Some undergraduate degrees lead to a well-defined career path. Using Annual Population Survey data from 2006 to 2011, we find that in London 89% of architects who have a single-subject first degree studied architecture, building or planning. People who studied architecture, building or planning as their first degree worked predominantly in two sectors: architecture, engineering and related activities (45%), and construction (18%). Similarly, three-quarters of London’s legal professionals with single-subject first degrees studied law.
On the other hand, some undergraduate degrees are found to lead to careers in a variety of occupations and sectors. London residents who have studied business and administrative studies, for example, are employed in most sectors of the London economy. Less than one-fifth of London residents who studied creative arts and design subjects worked in the arts, entertainment and recreation sector in 2006-11.

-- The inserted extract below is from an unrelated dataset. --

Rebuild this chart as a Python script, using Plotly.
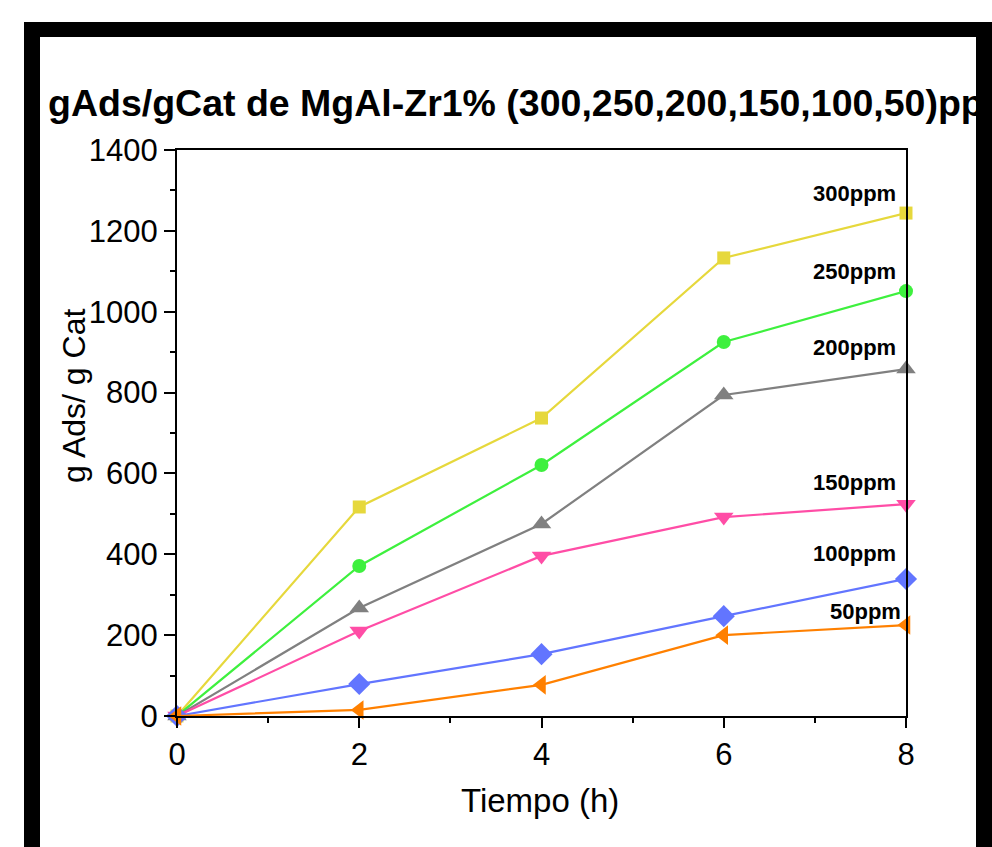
import plotly.graph_objects as go

# ---- data ----
tiempo_h = [0, 2, 4, 6, 8]
series_names = ["300ppm", "250ppm", "200ppm", "150ppm", "100ppm", "50ppm"]
ads_300 = [0, 517, 737, 1133, 1244]
ads_250 = [0, 371, 621, 925, 1051]
ads_200 = [0, 267, 475, 794, 858]
ads_150 = [0, 210, 396, 492, 524]
ads_100 = [0, 79, 153, 247, 339]
ads_50 = [0, 15, 77, 200, 225]
y_ticks = [0, 200, 400, 600, 800, 1000, 1200, 1400]
x_ticks = [0, 2, 4, 6, 8]

values = [ads_300, ads_250, ads_200, ads_150, ads_100, ads_50]
colors = ["#E6D83C", "#3EF03E", "#808080", "#FF4DA6", "#6275FF", "#FF8000"]
symbols = ["square", "circle", "triangle-up", "triangle-down", "diamond", "triangle-left"]
msizes = [13, 14, 17, 17, 17, 17]
label_shift = [(-8, 20), (-8, 20), (-8, 22), (-8, 22), (-8, 25), (-3, 14)]

W, H = 992, 847
L, R, T, B = 177, 906, 150, 716

fig = go.Figure()
for name, v, c, s, ms in zip(series_names, values, colors, symbols, msizes):
    fig.add_trace(go.Scatter(
        x=tiempo_h, y=v, mode="lines+markers", name=name,
        line=dict(color=c, width=2.2),
        marker=dict(symbol=s, size=ms, color=c, line=dict(width=0)),
        cliponaxis=False,
    ))

annotations = []
for name, v, (dx, dy) in zip(series_names, values, label_shift):
    annotations.append(dict(
        x=tiempo_h[-1], y=v[-1], xref="x", yref="y", text=f"<b>{name}</b>",
        showarrow=False, xanchor="right", yanchor="middle", xshift=dx, yshift=dy,
        font=dict(family="Liberation Sans, Arial", size=22, color="black"),
    ))

pw, ph = R - L, B - T
def px(xp):
    return (xp - L) / pw
def py(yp):
    return (B - yp) / ph

annotations.append(dict(
    x=px(74), y=py(396), xref="paper", yref="paper", text="g Ads/ g Cat",
    textangle=-90, showarrow=False, xanchor="center", yanchor="middle",
    font=dict(family="Liberation Sans, Arial", size=32, color="black"),
))
annotations.append(dict(
    x=px(540), y=py(800), xref="paper", yref="paper", text="Tiempo (h)",
    showarrow=False, xanchor="center", yanchor="middle",
    font=dict(family="Liberation Sans, Arial", size=33, color="black"),
))

# black frame bands
shapes = []
for (x0, y0, x1, y1) in [(24, 22, 992, 37), (24, 22, 40, 900), (976, 22, 992, 900)]:
    shapes.append(dict(type="rect", xref="paper", yref="paper",
                       x0=px(x0), x1=px(x1), y0=py(y1), y1=py(y0),
                       fillcolor="black", line=dict(width=0), layer="below"))

fig.update_layout(
    width=W, height=H,
    margin=dict(l=L, r=W - R, t=T, b=H - B, pad=0),
    paper_bgcolor="white", plot_bgcolor="white",
    showlegend=False,
    title=dict(
        text="<b>gAds/gCat de MgAl-Zr1% (300,250,200,150,100,50)ppm</b>",
        xref="container", yref="container", x=48 / W, xanchor="left",
        y=1 - 103 / H, yanchor="middle",
        font=dict(family="Liberation Sans, Arial", size=37.5, color="black"),
    ),
    annotations=annotations,
    shapes=shapes,
)

fig.update_xaxes(
    range=[0, 8], tickvals=x_ticks, showgrid=False, zeroline=False,
    showline=True, linecolor="black", linewidth=2, mirror=True,
    ticks="outside", ticklen=10, tickwidth=2, tickcolor="black",
    minor=dict(dtick=1, ticks="outside", ticklen=5, tickwidth=2, tickcolor="black"),
    tickfont=dict(family="Liberation Sans, Arial", size=31, color="black"),
)
fig.update_yaxes(
    range=[0, 1400], tickvals=y_ticks, showgrid=False, zeroline=False,
    showline=True, linecolor="black", linewidth=2, mirror=True,
    ticks="outside", ticklen=11, tickwidth=2, tickcolor="black",
    minor=dict(dtick=100, ticks="outside", ticklen=5, tickwidth=2, tickcolor="black"),
    tickfont=dict(family="Liberation Sans, Arial", size=31, color="black"),
)

fig.write_html("out.html")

The graph below shows the sectors of the London economy where people who studied business, architecture and creative arts were employed in 2006-11.
The analysis from the Annual Population Survey provides a snapshot of the current workforce, which includes people who finished their degrees several decades ago as well as recent graduates. For information on the activities of newly qualified graduates, please refer to the publications of the Higher Education Careers Services Unit.
Source: Office for National Statistics
This analysis refers only to people living in London who have an undergraduate degree in a single subject. People with degrees in combined subjects have been excluded because of definitional differences. Of all people resident in London who are known to have either a single-subject degree or combined degree, 94 per cent have single-subject degrees.
The category ‘Business and administrative studies’ includes subjects covering business studies, management, finance, accounting, marketing, human resources, office skills, tourism, transport and travel. The category ‘Creative arts and design’ includes subjects covering fine art, design studies, music, drama, dance, crafts and imaginative writing, cinematics and photography. Subject of single-subject degree is defined as variable SNGDEG (from 2004 onwards) in volume 5 of the Labour Force Survey user guidance.
Sectors are defined according to the UK Standard Industrial Classification (SIC) 2007.